__WRITTEN EXERCISE__
Exclude the pictures and reproduce the remaining data exactly as written.

START INFORMATION SUPPLIED

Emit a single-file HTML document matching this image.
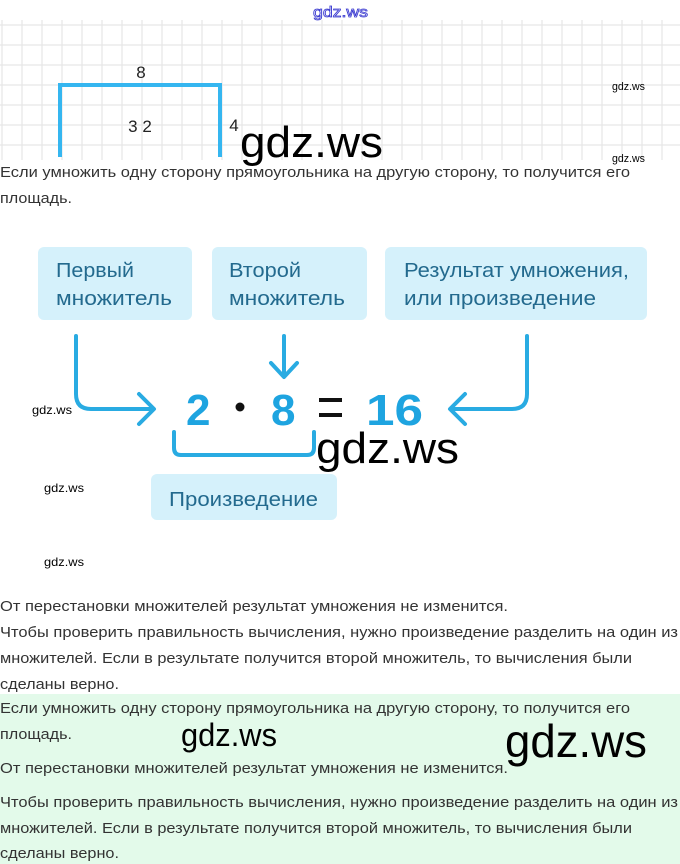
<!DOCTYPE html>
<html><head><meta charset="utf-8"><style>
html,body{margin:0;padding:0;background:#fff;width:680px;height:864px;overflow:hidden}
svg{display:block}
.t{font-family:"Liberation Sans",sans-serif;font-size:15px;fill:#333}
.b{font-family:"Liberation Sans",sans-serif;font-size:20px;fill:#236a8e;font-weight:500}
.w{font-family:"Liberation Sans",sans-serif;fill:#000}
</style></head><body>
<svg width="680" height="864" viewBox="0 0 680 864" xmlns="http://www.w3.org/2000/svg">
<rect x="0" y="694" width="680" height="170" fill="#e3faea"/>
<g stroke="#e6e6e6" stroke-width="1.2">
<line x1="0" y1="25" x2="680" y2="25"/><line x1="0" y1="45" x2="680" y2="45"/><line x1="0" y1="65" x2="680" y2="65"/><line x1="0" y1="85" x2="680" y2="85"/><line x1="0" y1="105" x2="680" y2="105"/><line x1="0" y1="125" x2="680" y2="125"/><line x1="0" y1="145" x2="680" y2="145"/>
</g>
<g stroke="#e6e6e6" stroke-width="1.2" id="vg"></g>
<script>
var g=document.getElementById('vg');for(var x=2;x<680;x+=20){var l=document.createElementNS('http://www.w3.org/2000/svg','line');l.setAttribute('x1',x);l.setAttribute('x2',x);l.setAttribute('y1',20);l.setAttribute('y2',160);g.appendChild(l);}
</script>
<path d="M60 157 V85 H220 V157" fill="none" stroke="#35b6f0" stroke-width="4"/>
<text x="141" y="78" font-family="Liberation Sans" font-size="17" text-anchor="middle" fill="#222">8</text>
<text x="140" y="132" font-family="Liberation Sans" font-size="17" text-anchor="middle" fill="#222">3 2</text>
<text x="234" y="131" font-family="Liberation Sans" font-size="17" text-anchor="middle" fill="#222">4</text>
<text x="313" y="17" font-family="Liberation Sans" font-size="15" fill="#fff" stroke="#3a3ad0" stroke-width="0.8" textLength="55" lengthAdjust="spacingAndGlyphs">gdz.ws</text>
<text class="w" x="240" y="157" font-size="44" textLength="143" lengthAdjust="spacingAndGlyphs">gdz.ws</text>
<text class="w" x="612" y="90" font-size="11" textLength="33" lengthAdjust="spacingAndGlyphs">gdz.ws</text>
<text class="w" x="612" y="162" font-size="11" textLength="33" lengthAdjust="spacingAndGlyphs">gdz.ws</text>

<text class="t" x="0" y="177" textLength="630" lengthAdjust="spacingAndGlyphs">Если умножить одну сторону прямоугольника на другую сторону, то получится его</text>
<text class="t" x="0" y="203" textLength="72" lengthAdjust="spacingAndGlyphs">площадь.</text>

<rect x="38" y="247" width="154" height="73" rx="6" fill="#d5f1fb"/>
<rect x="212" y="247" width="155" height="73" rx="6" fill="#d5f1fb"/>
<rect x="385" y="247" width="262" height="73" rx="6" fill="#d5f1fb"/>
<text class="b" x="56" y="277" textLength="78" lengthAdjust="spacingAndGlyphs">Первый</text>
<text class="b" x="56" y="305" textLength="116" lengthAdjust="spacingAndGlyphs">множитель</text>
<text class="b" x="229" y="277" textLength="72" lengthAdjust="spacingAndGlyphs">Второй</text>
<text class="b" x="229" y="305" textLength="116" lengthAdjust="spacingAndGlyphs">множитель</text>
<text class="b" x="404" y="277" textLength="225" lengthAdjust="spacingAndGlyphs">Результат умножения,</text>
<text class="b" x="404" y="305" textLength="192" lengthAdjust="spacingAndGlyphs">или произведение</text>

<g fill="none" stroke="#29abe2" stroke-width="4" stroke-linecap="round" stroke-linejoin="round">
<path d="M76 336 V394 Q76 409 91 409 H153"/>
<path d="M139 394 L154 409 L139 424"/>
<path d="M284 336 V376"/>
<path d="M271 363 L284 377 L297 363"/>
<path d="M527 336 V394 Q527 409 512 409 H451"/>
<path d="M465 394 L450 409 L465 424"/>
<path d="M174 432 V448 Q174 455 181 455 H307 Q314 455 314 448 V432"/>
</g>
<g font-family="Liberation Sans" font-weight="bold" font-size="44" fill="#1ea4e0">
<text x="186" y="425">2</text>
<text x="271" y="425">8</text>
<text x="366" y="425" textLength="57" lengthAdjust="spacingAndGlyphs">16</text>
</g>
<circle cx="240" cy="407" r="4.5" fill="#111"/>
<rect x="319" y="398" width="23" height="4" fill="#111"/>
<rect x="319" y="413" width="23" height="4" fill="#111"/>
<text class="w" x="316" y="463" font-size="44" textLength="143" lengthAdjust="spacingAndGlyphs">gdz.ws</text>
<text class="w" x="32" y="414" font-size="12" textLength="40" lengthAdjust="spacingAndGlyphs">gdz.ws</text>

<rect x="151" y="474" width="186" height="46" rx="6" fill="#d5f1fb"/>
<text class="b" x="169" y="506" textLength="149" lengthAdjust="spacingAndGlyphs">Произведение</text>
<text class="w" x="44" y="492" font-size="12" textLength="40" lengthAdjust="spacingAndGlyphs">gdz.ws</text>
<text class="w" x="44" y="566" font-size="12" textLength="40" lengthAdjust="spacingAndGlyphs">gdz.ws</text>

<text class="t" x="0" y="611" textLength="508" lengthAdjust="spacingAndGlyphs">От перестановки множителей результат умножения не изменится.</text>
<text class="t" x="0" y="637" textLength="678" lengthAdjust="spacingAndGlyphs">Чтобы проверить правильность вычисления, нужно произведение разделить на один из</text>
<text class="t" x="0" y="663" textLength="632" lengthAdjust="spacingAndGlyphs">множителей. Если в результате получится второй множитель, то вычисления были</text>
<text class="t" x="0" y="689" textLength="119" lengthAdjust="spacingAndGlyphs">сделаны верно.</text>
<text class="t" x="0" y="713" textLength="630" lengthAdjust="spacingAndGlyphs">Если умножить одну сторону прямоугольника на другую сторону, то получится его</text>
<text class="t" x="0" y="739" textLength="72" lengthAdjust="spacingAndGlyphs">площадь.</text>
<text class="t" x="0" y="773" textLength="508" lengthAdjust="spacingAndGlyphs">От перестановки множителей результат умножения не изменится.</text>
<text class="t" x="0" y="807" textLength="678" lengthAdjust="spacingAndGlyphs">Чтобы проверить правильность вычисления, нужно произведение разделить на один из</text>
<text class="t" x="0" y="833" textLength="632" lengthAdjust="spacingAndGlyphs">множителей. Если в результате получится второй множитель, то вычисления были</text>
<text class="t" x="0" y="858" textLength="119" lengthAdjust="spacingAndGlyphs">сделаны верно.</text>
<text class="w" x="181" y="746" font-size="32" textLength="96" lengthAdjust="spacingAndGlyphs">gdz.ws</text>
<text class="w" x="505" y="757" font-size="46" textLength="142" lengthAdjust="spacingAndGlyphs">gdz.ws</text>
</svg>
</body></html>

END INFORMATION SUPPLIED

__OUTPUT BELOW__
Emit a single-file HTML document matching this image.
<!DOCTYPE html>
<html><head><meta charset="utf-8"><style>
html,body{margin:0;padding:0;background:#fff;width:680px;height:864px;overflow:hidden}
svg{display:block}
.t{font-family:"Liberation Sans",sans-serif;font-size:15px;fill:#333}
.b{font-family:"Liberation Sans",sans-serif;font-size:20px;fill:#236a8e;font-weight:500}
.w{font-family:"Liberation Sans",sans-serif;fill:#000}
</style></head><body>
<svg width="680" height="864" viewBox="0 0 680 864" xmlns="http://www.w3.org/2000/svg">
<rect x="0" y="694" width="680" height="170" fill="#e3faea"/>
<g stroke="#e6e6e6" stroke-width="1.2">
<line x1="0" y1="25" x2="680" y2="25"/><line x1="0" y1="45" x2="680" y2="45"/><line x1="0" y1="65" x2="680" y2="65"/><line x1="0" y1="85" x2="680" y2="85"/><line x1="0" y1="105" x2="680" y2="105"/><line x1="0" y1="125" x2="680" y2="125"/><line x1="0" y1="145" x2="680" y2="145"/>
</g>
<g stroke="#e6e6e6" stroke-width="1.2" id="vg"></g>
<script>
var g=document.getElementById('vg');for(var x=2;x<680;x+=20){var l=document.createElementNS('http://www.w3.org/2000/svg','line');l.setAttribute('x1',x);l.setAttribute('x2',x);l.setAttribute('y1',20);l.setAttribute('y2',160);g.appendChild(l);}
</script>
<path d="M60 157 V85 H220 V157" fill="none" stroke="#35b6f0" stroke-width="4"/>
<text x="141" y="78" font-family="Liberation Sans" font-size="17" text-anchor="middle" fill="#222">8</text>
<text x="140" y="132" font-family="Liberation Sans" font-size="17" text-anchor="middle" fill="#222">3 2</text>
<text x="234" y="131" font-family="Liberation Sans" font-size="17" text-anchor="middle" fill="#222">4</text>
<text x="313" y="17" font-family="Liberation Sans" font-size="15" fill="#fff" stroke="#3a3ad0" stroke-width="0.8" textLength="55" lengthAdjust="spacingAndGlyphs">gdz.ws</text>
<text class="w" x="240" y="157" font-size="44" textLength="143" lengthAdjust="spacingAndGlyphs">gdz.ws</text>
<text class="w" x="612" y="90" font-size="11" textLength="33" lengthAdjust="spacingAndGlyphs">gdz.ws</text>
<text class="w" x="612" y="162" font-size="11" textLength="33" lengthAdjust="spacingAndGlyphs">gdz.ws</text>

<text class="t" x="0" y="177" textLength="630" lengthAdjust="spacingAndGlyphs">Если умножить одну сторону прямоугольника на другую сторону, то получится его</text>
<text class="t" x="0" y="203" textLength="72" lengthAdjust="spacingAndGlyphs">площадь.</text>

<rect x="38" y="247" width="154" height="73" rx="6" fill="#d5f1fb"/>
<rect x="212" y="247" width="155" height="73" rx="6" fill="#d5f1fb"/>
<rect x="385" y="247" width="262" height="73" rx="6" fill="#d5f1fb"/>
<text class="b" x="56" y="277" textLength="78" lengthAdjust="spacingAndGlyphs">Первый</text>
<text class="b" x="56" y="305" textLength="116" lengthAdjust="spacingAndGlyphs">множитель</text>
<text class="b" x="229" y="277" textLength="72" lengthAdjust="spacingAndGlyphs">Второй</text>
<text class="b" x="229" y="305" textLength="116" lengthAdjust="spacingAndGlyphs">множитель</text>
<text class="b" x="404" y="277" textLength="225" lengthAdjust="spacingAndGlyphs">Результат умножения,</text>
<text class="b" x="404" y="305" textLength="192" lengthAdjust="spacingAndGlyphs">или произведение</text>

<g fill="none" stroke="#29abe2" stroke-width="4" stroke-linecap="round" stroke-linejoin="round">
<path d="M76 336 V394 Q76 409 91 409 H153"/>
<path d="M139 394 L154 409 L139 424"/>
<path d="M284 336 V376"/>
<path d="M271 363 L284 377 L297 363"/>
<path d="M527 336 V394 Q527 409 512 409 H451"/>
<path d="M465 394 L450 409 L465 424"/>
<path d="M174 432 V448 Q174 455 181 455 H307 Q314 455 314 448 V432"/>
</g>
<g font-family="Liberation Sans" font-weight="bold" font-size="44" fill="#1ea4e0">
<text x="186" y="425">2</text>
<text x="271" y="425">8</text>
<text x="366" y="425" textLength="57" lengthAdjust="spacingAndGlyphs">16</text>
</g>
<circle cx="240" cy="407" r="4.5" fill="#111"/>
<rect x="319" y="398" width="23" height="4" fill="#111"/>
<rect x="319" y="413" width="23" height="4" fill="#111"/>
<text class="w" x="316" y="463" font-size="44" textLength="143" lengthAdjust="spacingAndGlyphs">gdz.ws</text>
<text class="w" x="32" y="414" font-size="12" textLength="40" lengthAdjust="spacingAndGlyphs">gdz.ws</text>

<rect x="151" y="474" width="186" height="46" rx="6" fill="#d5f1fb"/>
<text class="b" x="169" y="506" textLength="149" lengthAdjust="spacingAndGlyphs">Произведение</text>
<text class="w" x="44" y="492" font-size="12" textLength="40" lengthAdjust="spacingAndGlyphs">gdz.ws</text>
<text class="w" x="44" y="566" font-size="12" textLength="40" lengthAdjust="spacingAndGlyphs">gdz.ws</text>

<text class="t" x="0" y="611" textLength="508" lengthAdjust="spacingAndGlyphs">От перестановки множителей результат умножения не изменится.</text>
<text class="t" x="0" y="637" textLength="678" lengthAdjust="spacingAndGlyphs">Чтобы проверить правильность вычисления, нужно произведение разделить на один из</text>
<text class="t" x="0" y="663" textLength="632" lengthAdjust="spacingAndGlyphs">множителей. Если в результате получится второй множитель, то вычисления были</text>
<text class="t" x="0" y="689" textLength="119" lengthAdjust="spacingAndGlyphs">сделаны верно.</text>
<text class="t" x="0" y="713" textLength="630" lengthAdjust="spacingAndGlyphs">Если умножить одну сторону прямоугольника на другую сторону, то получится его</text>
<text class="t" x="0" y="739" textLength="72" lengthAdjust="spacingAndGlyphs">площадь.</text>
<text class="t" x="0" y="773" textLength="508" lengthAdjust="spacingAndGlyphs">От перестановки множителей результат умножения не изменится.</text>
<text class="t" x="0" y="807" textLength="678" lengthAdjust="spacingAndGlyphs">Чтобы проверить правильность вычисления, нужно произведение разделить на один из</text>
<text class="t" x="0" y="833" textLength="632" lengthAdjust="spacingAndGlyphs">множителей. Если в результате получится второй множитель, то вычисления были</text>
<text class="t" x="0" y="858" textLength="119" lengthAdjust="spacingAndGlyphs">сделаны верно.</text>
<text class="w" x="181" y="746" font-size="32" textLength="96" lengthAdjust="spacingAndGlyphs">gdz.ws</text>
<text class="w" x="505" y="757" font-size="46" textLength="142" lengthAdjust="spacingAndGlyphs">gdz.ws</text>
</svg>
</body></html>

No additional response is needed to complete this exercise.